Now, not all businesses have a few billion dollars on hand to qualify for reasonable loan terms, and indeed banks these days really won't lend money to companies until they no longer need it. If you are able to secure and leverage additional money to grow your business, however, and combine it with your personal resources, the result could be exponential to your business.

Moreover, there are many benefits to leveraging debt rather than what others see as the alternative: equity partners

  1. No lost equity. Debt typically does not have an equity component (unless you consider convertible debt), so you do not dilute your equity holdings or that of your partners.
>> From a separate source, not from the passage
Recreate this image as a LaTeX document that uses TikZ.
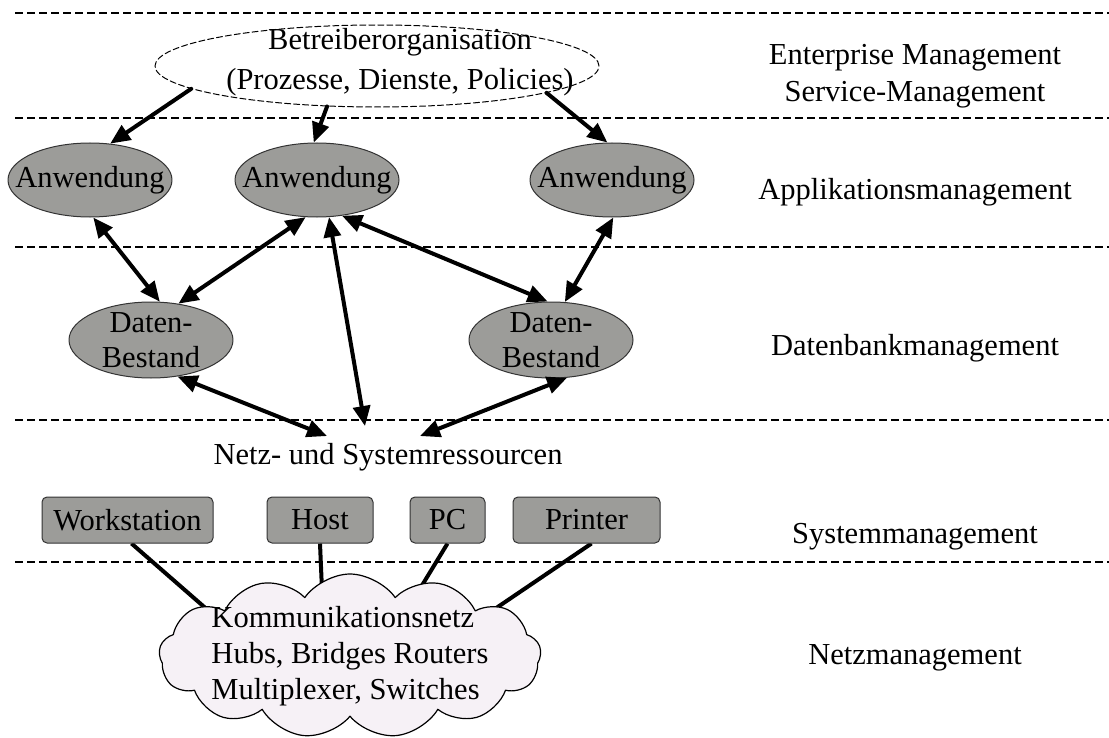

  2. Interest is tax deductible. In addition to leveraging to grow your business, all the interest you pay is a deductible write-off on taxes.

  3. Faster and easier. Raising capital through an investment can be a very long and tedious process, and the result is very difficult to break. With debt, the process and the paperwork is simple, and your "partnership" ends when you pay off the loan.

Of course, there are drawbacks that need to be considered.

  1. Required payments. Debt requires you to make regular payments, most often monthly, and banks these days are far less forgiving and flexible when it comes to late payments.

  2. Covenants. Loans are often made with an expectation in mind. If you do not use the loan in the way that you had communicated to the bank, then they can require you to pay it back immediately.

  3. Personal guarantees. Without assets and collateral (and sometimes even with these), banks will require you to commit to a personal guarantee, which could end up haunting you long after the business.

  4. Forced bankruptcy. After the global financial collapse a decade ago, banks are much less forgiving to entrepreneurs who miss a few payments. Miss a few too many, and creditors can force liquidation proceedings to recover their money.

With all of this said, it is worth disclaiming that I am not a financial planner, so any financial decisions you make should be made with the close consultation of your own significant other, financial planner, accountant, attorney, and spiritual advisor -- in that order.

Many entrepreneurs enjoy the peaceful sleep they have when not worrying about debt service and the stresses of debt management, and I completely understand and empathize with this. For those entrepreneurs who can manage the stress, however, and have promising growth ahead of them, leveraging debt to maximize that potential is a great way to spark the growth you seek.